Turns out I won the genetic lottery today. I found out that, like my Father and Grandmother and Nana and Grandfather before me, I have hearing loss in both ears. I am relieved and upset at the same time. Upset, obviously, that as a young person, I have a hearing problem that could become worse with time, and relieved that I am a) not going crazy b) not tuning out my husband, and c) that said husband doesn't have a volume deficiency, a pronunciation impediment, or a really mean sense of humour as in "I'm going to purposely garble everything I say so that she goes nuts!" I just can't hear him very well is all.
Sucks getting older, no?
I wonder what will go next? My eyes are already rapidly deteriorating from needing them for reading as a 16-year-old to "Where the eff are my glasses? I can't see a GD thing! Oh, there they are. That's better...is that a HAIR growing out of my CHIN?!"

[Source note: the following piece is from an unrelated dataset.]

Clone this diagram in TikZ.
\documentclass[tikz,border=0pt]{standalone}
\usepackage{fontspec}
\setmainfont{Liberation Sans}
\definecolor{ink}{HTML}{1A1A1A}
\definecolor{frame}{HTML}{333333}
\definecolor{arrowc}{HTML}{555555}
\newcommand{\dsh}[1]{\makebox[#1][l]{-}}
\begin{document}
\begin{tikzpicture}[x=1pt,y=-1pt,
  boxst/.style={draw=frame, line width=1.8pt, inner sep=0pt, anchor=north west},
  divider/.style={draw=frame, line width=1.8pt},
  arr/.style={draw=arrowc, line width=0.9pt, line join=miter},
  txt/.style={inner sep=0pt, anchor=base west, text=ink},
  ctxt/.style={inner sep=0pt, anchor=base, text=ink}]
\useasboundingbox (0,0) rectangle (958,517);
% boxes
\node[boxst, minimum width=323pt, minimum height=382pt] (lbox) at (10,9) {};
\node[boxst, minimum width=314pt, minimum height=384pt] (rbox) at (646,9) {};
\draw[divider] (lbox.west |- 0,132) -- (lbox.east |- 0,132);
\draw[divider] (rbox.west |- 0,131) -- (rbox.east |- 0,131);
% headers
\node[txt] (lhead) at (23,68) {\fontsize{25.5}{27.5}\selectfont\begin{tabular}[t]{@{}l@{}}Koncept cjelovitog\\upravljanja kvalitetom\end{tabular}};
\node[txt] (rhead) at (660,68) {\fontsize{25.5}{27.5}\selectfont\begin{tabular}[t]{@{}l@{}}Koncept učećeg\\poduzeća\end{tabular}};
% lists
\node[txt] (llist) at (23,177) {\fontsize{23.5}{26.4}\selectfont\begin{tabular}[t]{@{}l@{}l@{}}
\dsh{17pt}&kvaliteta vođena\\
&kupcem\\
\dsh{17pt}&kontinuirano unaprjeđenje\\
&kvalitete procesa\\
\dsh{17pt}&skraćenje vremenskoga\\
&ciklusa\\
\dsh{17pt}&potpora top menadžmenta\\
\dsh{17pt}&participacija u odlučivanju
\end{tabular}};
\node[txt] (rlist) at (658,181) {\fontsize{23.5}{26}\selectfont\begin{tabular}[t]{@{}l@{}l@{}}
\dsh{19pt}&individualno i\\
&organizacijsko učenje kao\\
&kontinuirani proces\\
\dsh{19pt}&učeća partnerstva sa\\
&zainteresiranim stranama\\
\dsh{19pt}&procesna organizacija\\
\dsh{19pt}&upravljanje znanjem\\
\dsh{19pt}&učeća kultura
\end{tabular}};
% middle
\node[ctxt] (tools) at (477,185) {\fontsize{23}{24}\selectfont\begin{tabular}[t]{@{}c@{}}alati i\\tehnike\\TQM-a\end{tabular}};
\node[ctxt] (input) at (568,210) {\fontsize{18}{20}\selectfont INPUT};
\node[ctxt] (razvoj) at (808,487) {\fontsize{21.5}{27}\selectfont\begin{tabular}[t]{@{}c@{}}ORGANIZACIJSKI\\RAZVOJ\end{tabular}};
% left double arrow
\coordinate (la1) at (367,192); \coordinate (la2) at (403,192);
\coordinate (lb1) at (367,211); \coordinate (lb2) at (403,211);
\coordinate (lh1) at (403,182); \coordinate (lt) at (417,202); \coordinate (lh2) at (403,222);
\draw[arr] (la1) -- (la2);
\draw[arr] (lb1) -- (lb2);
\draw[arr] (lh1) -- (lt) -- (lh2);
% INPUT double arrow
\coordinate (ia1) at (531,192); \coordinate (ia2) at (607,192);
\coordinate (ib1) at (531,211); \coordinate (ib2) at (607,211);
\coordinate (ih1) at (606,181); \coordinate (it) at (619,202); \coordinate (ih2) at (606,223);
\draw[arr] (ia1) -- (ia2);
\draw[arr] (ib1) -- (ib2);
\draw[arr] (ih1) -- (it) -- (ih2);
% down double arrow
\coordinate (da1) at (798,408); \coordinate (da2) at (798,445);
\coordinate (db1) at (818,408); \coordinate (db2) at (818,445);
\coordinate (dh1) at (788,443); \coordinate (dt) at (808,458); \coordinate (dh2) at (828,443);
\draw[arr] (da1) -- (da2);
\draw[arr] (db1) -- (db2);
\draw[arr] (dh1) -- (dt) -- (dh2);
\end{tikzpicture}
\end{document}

When I was dancing, we used to laugh about our tights at the end of the day. They were all wrinkly and baggy at the knees. We called it elephantightis. I have that now. But I'm not wearing tights...
Even now, as I look down at my reflection in my laptop screen I can see that my neck is suffering from its own unique form of elephantightis. I used to quite like my long neck - I thought it had a slightly elegant quality. Now it just means I have a lot of extra skin to watch hit ground zero as I age.
I can probably no longer claim myself to be blonde, dirty blonde, ash blonde or any kind of blonde at this point. Under the brunette dye (my winter hair) I think I'm pretty much non-descript neutral with a very large smattering of grey. Very large. Especially along the part-line. Note to self: flip your part to the other not-so-grey-side tomorrow.
I still kind of like my wrinkles and laugh lines. And I wouldn't trade any part of my life for the fountain of youth. Plastic surgery scares me - both the thought of getting it and the results I've seen on way too many women down here in Botox Raton.
Meh. Phooey on aging. I'll take it on. I'm not going to quit now.